For several days before and after the new moon (when the moon appears as a mere sliver at dusk in the western sky), the moon is almost entirely missing from the night sky altogether. During the waning and waxing phases, the moon is just as visible during the day as at night. It is only when the moon is near full that it could be said, in any sense, to be the ruler of the night sky.

What kind of ruler is present only a few days a month?

How do you explain this misstatement of facts that are obvious if you pay even the slightest attention? Clearly the author of the Bible didn’t pay attention to nature. If you don’t pay attention, you make a lot of mistakes.

Could the author of the Bible have made any other mistakes about science?

Sure, but like the folks who think Puerto Rico is going to be destroyed by an asteroid next month, like Chris Columbus’ compatriots who thought the world was flat, they didn’t care about science. If they got it wrong, so what?

The truth is, my life does not hang on whether I can recognize false Internet memes. Who cares if I can roughly guess the date in the Hebrew (lunar) calendar simply by looking in the sky? (This is quite possible, you know.) Does it help me put food on the table if I was watching Jupiter and Venus in the sky for weeks before they approached their conjunction in the sky earlier this summer?

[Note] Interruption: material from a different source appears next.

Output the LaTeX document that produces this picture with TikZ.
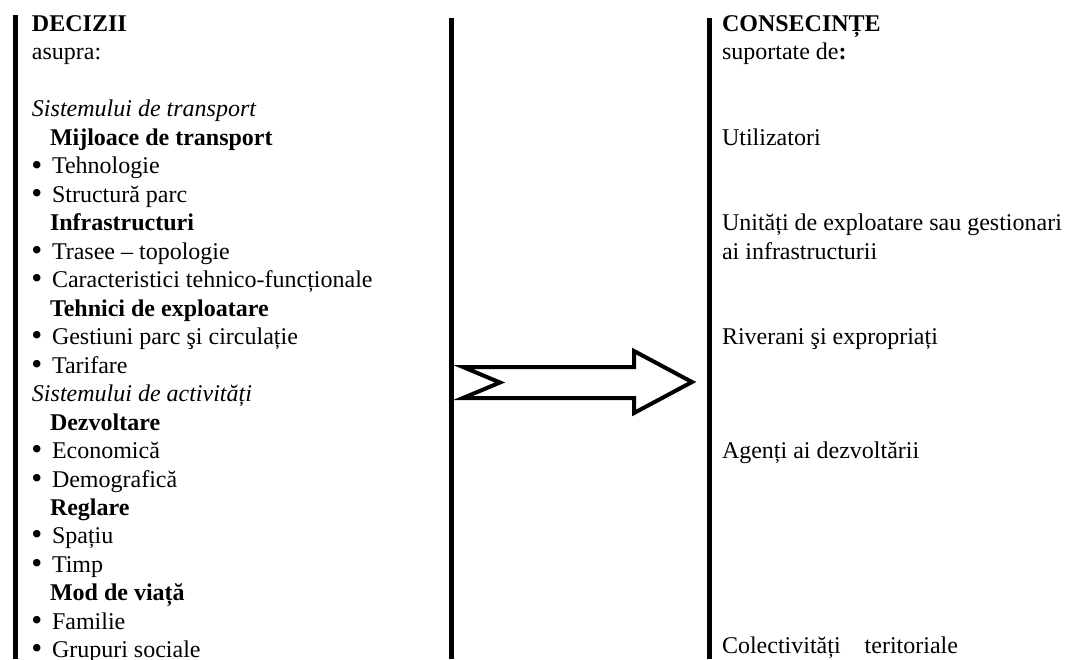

None of that makes dollars and cents for me. (As long as there are real scientists out there, I’m cool. It doesn’t depend on me.)

I just like to watch. I like to watch the sky. I like to pay attention to those slow movements—those that I can see in the light-polluted sky here in Chicago. I like noticing the phases of the moon. I like noticing the ebb and flow of dawn and dusk. I like watching the planets as they track the ecliptic.

And I like being irritated when the Internet gets it wrong.